Begin Data excerpt

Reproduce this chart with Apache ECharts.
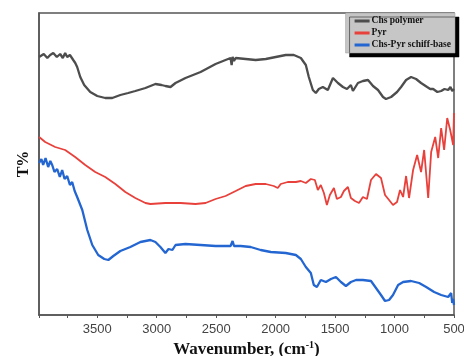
<!DOCTYPE html>
<html><head><meta charset="utf-8">
<script src="https://cdn.jsdelivr.net/npm/echarts@6/dist/echarts.min.js"></script>
<style>html,body{margin:0;padding:0;background:#fff}#c{width:464px;height:356px}</style>
</head><body><div id="c"></div>
<script>
var seriesNames = ['Chs polymer', 'Pyr', 'Chs-Pyr schiff-base'];
var xTickLabels = [500, 1000, 1500, 2000, 2500, 3000, 3500];

var chsWn = [3989,3950,3920,3896,3870,3840,3812,3790,3770,3753,3730,3702,3685,3669,3643,3610,3559,3500,3433,3374,3306,3240,3180,3095,3011,2960,2927,2884,2842,2758,2631,2505,2421,2379,2370,2362,2350,2336,2252,2168,2083,1999,1915,1847,1788,1746,1721,1687,1662,1637,1603,1561,1518,1476,1434,1400,1367,1350,1308,1266,1223,1181,1139,1097,1072,1029,979,945,903,861,819,777,726,700,675,640,608,580,549,530,515,500];
var chsT  = [258,261,257,260,262,258,261,257,262,258,260,255,252,248,238,230,223,219,217,217,220,222,224,227,231,230,229,228,232,237,243,251,255,257,250,258,254,257,256,255,256,258,260,260,257,250,238,225,222,226,228,225,237,232,228,226,230,224,232,234,235,229,225,218,216,218,223,228,235,238,236,232,228,226,226,223,224,226,225,228,224,226];

var pyrWn = [3989,3938,3854,3770,3686,3601,3517,3433,3348,3264,3180,3095,3053,2927,2800,2674,2589,2505,2421,2336,2252,2168,2083,2016,1982,1957,1898,1830,1788,1746,1704,1670,1645,1620,1594,1569,1544,1510,1485,1451,1426,1392,1367,1333,1299,1266,1232,1198,1156,1114,1080,1046,1013,979,954,928,903,878,844,810,777,751,717,692,658,633,608,583,557,532,507,500];
var pyrT  = [178,173,168,165,158,150,143,138,131,123,117,112,111,112,112,111,112,116,119,124,129,131,131,129,127,131,133,133,134,132,136,135,125,130,122,110,120,127,116,118,124,128,117,114,112,118,116,135,141,137,120,115,110,113,125,118,139,117,145,160,143,165,117,163,178,157,187,165,197,185,170,202];

var schWn = [3989,3970,3955,3935,3913,3895,3879,3860,3837,3815,3795,3775,3753,3730,3711,3690,3669,3626,3584,3542,3492,3441,3407,3365,3306,3222,3137,3053,3011,2969,2927,2901,2868,2842,2758,2631,2505,2379,2362,2350,2294,2210,2126,2041,1915,1830,1788,1746,1704,1679,1653,1620,1577,1535,1493,1451,1409,1367,1324,1266,1198,1156,1114,1080,1046,1013,970,928,861,793,734,667,608,549,524,515,507,500];
var schT  = [152,156,150,157,148,154,150,143,146,138,145,136,139,130,133,124,118,105,85,70,60,56,55,59,64,68,73,75,73,68,62,66,65,70,71,70,69,69,74,69,69,68,65,63,62,60,56,48,42,30,28,35,33,36,38,33,29,33,35,35,34,27,20,14,15,20,30,33,34,32,28,23,20,18,22,12,16,10];

var colors = ['#4d4d4d', '#e8403b', '#2366d1'];

function pairs(w, t) { return w.map(function (v, i) { return [v, t[i]]; }); }

var chart = echarts.init(document.getElementById('c'), null, {renderer: 'canvas'});
var serif = 'Liberation Serif';
chart.setOption({
  animation: false,
  grid: {left: 39, top: 13, right: 10, bottom: 41, show: true, borderColor: '#555', borderWidth: 1.5, outerBoundsMode: 'none', containLabel: false},
  legend: {
    orient: 'vertical', right: 9, top: 13,
    data: seriesNames, icon: 'rect',
    backgroundColor: '#c6c6c6', borderColor: '#999', borderWidth: 0.5,
    shadowColor: '#000', shadowOffsetX: 4, shadowOffsetY: 4, shadowBlur: 0,
    padding: [3, 4, 3, 9], itemGap: 2, itemWidth: 15, itemHeight: 3,
    textStyle: {fontFamily: serif, fontWeight: 'bold', fontSize: 9.5, color: '#111', padding: [0, 0, 0, -3]}
  },
  xAxis: {
    type: 'value', inverse: true, min: 500, max: 3990, interval: 500,
    name: 'Wavenumber, (cm{sup|-1})', nameLocation: 'middle', nameGap: 25,
    nameTextStyle: {fontFamily: serif, fontWeight: 'bold', fontSize: 17, color: '#111',
      rich: {sup: {fontFamily: serif, fontWeight: 'bold', fontSize: 10, color: '#111', verticalAlign: 'top', padding: [0, 0, 8, 0]}}},
    axisLine: {lineStyle: {color: '#555', width: 1.5}},
    axisTick: {length: 3, lineStyle: {color: '#555'}},
    minorTick: {show: true, splitNumber: 2, length: 3, lineStyle: {color: '#555'}},
    splitLine: {show: false},
    axisLabel: {fontFamily: 'Liberation Sans', fontSize: 13, color: '#444', margin: 8,
      formatter: function (v) { return xTickLabels.indexOf(v) >= 0 ? String(v) : ''; }}
  },
  yAxis: {
    type: 'value', min: 0, max: 302,
    name: 'T%', nameLocation: 'middle', nameGap: 7, nameRotate: 90,
    nameTextStyle: {fontFamily: serif, fontWeight: 'bold', fontSize: 16, color: '#111'},
    axisLine: {show: true, lineStyle: {color: '#555', width: 1.5}},
    axisTick: {show: false}, axisLabel: {show: false}, splitLine: {show: false}
  },
  series: [
    {name: seriesNames[0], type: 'line', symbol: 'none', data: pairs(chsWn, chsT), lineStyle: {color: colors[0], width: 2.3}, itemStyle: {color: colors[0]}, z: 3},
    {name: seriesNames[1], type: 'line', symbol: 'none', data: pairs(pyrWn, pyrT), lineStyle: {color: colors[1], width: 1.8}, itemStyle: {color: colors[1]}, z: 2},
    {name: seriesNames[2], type: 'line', symbol: 'none', data: pairs(schWn, schT), lineStyle: {color: colors[2], width: 2.3}, itemStyle: {color: colors[2]}, z: 2}
  ]
});
</script></body></html>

End Data excerpt

Challenge ->
Copy out each line exactly, without the pictures.

The completed task ->
Reproduce this chart with Apache ECharts.
<!DOCTYPE html>
<html><head><meta charset="utf-8">
<script src="https://cdn.jsdelivr.net/npm/echarts@6/dist/echarts.min.js"></script>
<style>html,body{margin:0;padding:0;background:#fff}#c{width:464px;height:356px}</style>
</head><body><div id="c"></div>
<script>
var seriesNames = ['Chs polymer', 'Pyr', 'Chs-Pyr schiff-base'];
var xTickLabels = [500, 1000, 1500, 2000, 2500, 3000, 3500];

var chsWn = [3989,3950,3920,3896,3870,3840,3812,3790,3770,3753,3730,3702,3685,3669,3643,3610,3559,3500,3433,3374,3306,3240,3180,3095,3011,2960,2927,2884,2842,2758,2631,2505,2421,2379,2370,2362,2350,2336,2252,2168,2083,1999,1915,1847,1788,1746,1721,1687,1662,1637,1603,1561,1518,1476,1434,1400,1367,1350,1308,1266,1223,1181,1139,1097,1072,1029,979,945,903,861,819,777,726,700,675,640,608,580,549,530,515,500];
var chsT  = [258,261,257,260,262,258,261,257,262,258,260,255,252,248,238,230,223,219,217,217,220,222,224,227,231,230,229,228,232,237,243,251,255,257,250,258,254,257,256,255,256,258,260,260,257,250,238,225,222,226,228,225,237,232,228,226,230,224,232,234,235,229,225,218,216,218,223,228,235,238,236,232,228,226,226,223,224,226,225,228,224,226];

var pyrWn = [3989,3938,3854,3770,3686,3601,3517,3433,3348,3264,3180,3095,3053,2927,2800,2674,2589,2505,2421,2336,2252,2168,2083,2016,1982,1957,1898,1830,1788,1746,1704,1670,1645,1620,1594,1569,1544,1510,1485,1451,1426,1392,1367,1333,1299,1266,1232,1198,1156,1114,1080,1046,1013,979,954,928,903,878,844,810,777,751,717,692,658,633,608,583,557,532,507,500];
var pyrT  = [178,173,168,165,158,150,143,138,131,123,117,112,111,112,112,111,112,116,119,124,129,131,131,129,127,131,133,133,134,132,136,135,125,130,122,110,120,127,116,118,124,128,117,114,112,118,116,135,141,137,120,115,110,113,125,118,139,117,145,160,143,165,117,163,178,157,187,165,197,185,170,202];

var schWn = [3989,3970,3955,3935,3913,3895,3879,3860,3837,3815,3795,3775,3753,3730,3711,3690,3669,3626,3584,3542,3492,3441,3407,3365,3306,3222,3137,3053,3011,2969,2927,2901,2868,2842,2758,2631,2505,2379,2362,2350,2294,2210,2126,2041,1915,1830,1788,1746,1704,1679,1653,1620,1577,1535,1493,1451,1409,1367,1324,1266,1198,1156,1114,1080,1046,1013,970,928,861,793,734,667,608,549,524,515,507,500];
var schT  = [152,156,150,157,148,154,150,143,146,138,145,136,139,130,133,124,118,105,85,70,60,56,55,59,64,68,73,75,73,68,62,66,65,70,71,70,69,69,74,69,69,68,65,63,62,60,56,48,42,30,28,35,33,36,38,33,29,33,35,35,34,27,20,14,15,20,30,33,34,32,28,23,20,18,22,12,16,10];

var colors = ['#4d4d4d', '#e8403b', '#2366d1'];

function pairs(w, t) { return w.map(function (v, i) { return [v, t[i]]; }); }

var chart = echarts.init(document.getElementById('c'), null, {renderer: 'canvas'});
var serif = 'Liberation Serif';
chart.setOption({
  animation: false,
  grid: {left: 39, top: 13, right: 10, bottom: 41, show: true, borderColor: '#555', borderWidth: 1.5, outerBoundsMode: 'none', containLabel: false},
  legend: {
    orient: 'vertical', right: 9, top: 13,
    data: seriesNames, icon: 'rect',
    backgroundColor: '#c6c6c6', borderColor: '#999', borderWidth: 0.5,
    shadowColor: '#000', shadowOffsetX: 4, shadowOffsetY: 4, shadowBlur: 0,
    padding: [3, 4, 3, 9], itemGap: 2, itemWidth: 15, itemHeight: 3,
    textStyle: {fontFamily: serif, fontWeight: 'bold', fontSize: 9.5, color: '#111', padding: [0, 0, 0, -3]}
  },
  xAxis: {
    type: 'value', inverse: true, min: 500, max: 3990, interval: 500,
    name: 'Wavenumber, (cm{sup|-1})', nameLocation: 'middle', nameGap: 25,
    nameTextStyle: {fontFamily: serif, fontWeight: 'bold', fontSize: 17, color: '#111',
      rich: {sup: {fontFamily: serif, fontWeight: 'bold', fontSize: 10, color: '#111', verticalAlign: 'top', padding: [0, 0, 8, 0]}}},
    axisLine: {lineStyle: {color: '#555', width: 1.5}},
    axisTick: {length: 3, lineStyle: {color: '#555'}},
    minorTick: {show: true, splitNumber: 2, length: 3, lineStyle: {color: '#555'}},
    splitLine: {show: false},
    axisLabel: {fontFamily: 'Liberation Sans', fontSize: 13, color: '#444', margin: 8,
      formatter: function (v) { return xTickLabels.indexOf(v) >= 0 ? String(v) : ''; }}
  },
  yAxis: {
    type: 'value', min: 0, max: 302,
    name: 'T%', nameLocation: 'middle', nameGap: 7, nameRotate: 90,
    nameTextStyle: {fontFamily: serif, fontWeight: 'bold', fontSize: 16, color: '#111'},
    axisLine: {show: true, lineStyle: {color: '#555', width: 1.5}},
    axisTick: {show: false}, axisLabel: {show: false}, splitLine: {show: false}
  },
  series: [
    {name: seriesNames[0], type: 'line', symbol: 'none', data: pairs(chsWn, chsT), lineStyle: {color: colors[0], width: 2.3}, itemStyle: {color: colors[0]}, z: 3},
    {name: seriesNames[1], type: 'line', symbol: 'none', data: pairs(pyrWn, pyrT), lineStyle: {color: colors[1], width: 1.8}, itemStyle: {color: colors[1]}, z: 2},
    {name: seriesNames[2], type: 'line', symbol: 'none', data: pairs(schWn, schT), lineStyle: {color: colors[2], width: 2.3}, itemStyle: {color: colors[2]}, z: 2}
  ]
});
</script></body></html>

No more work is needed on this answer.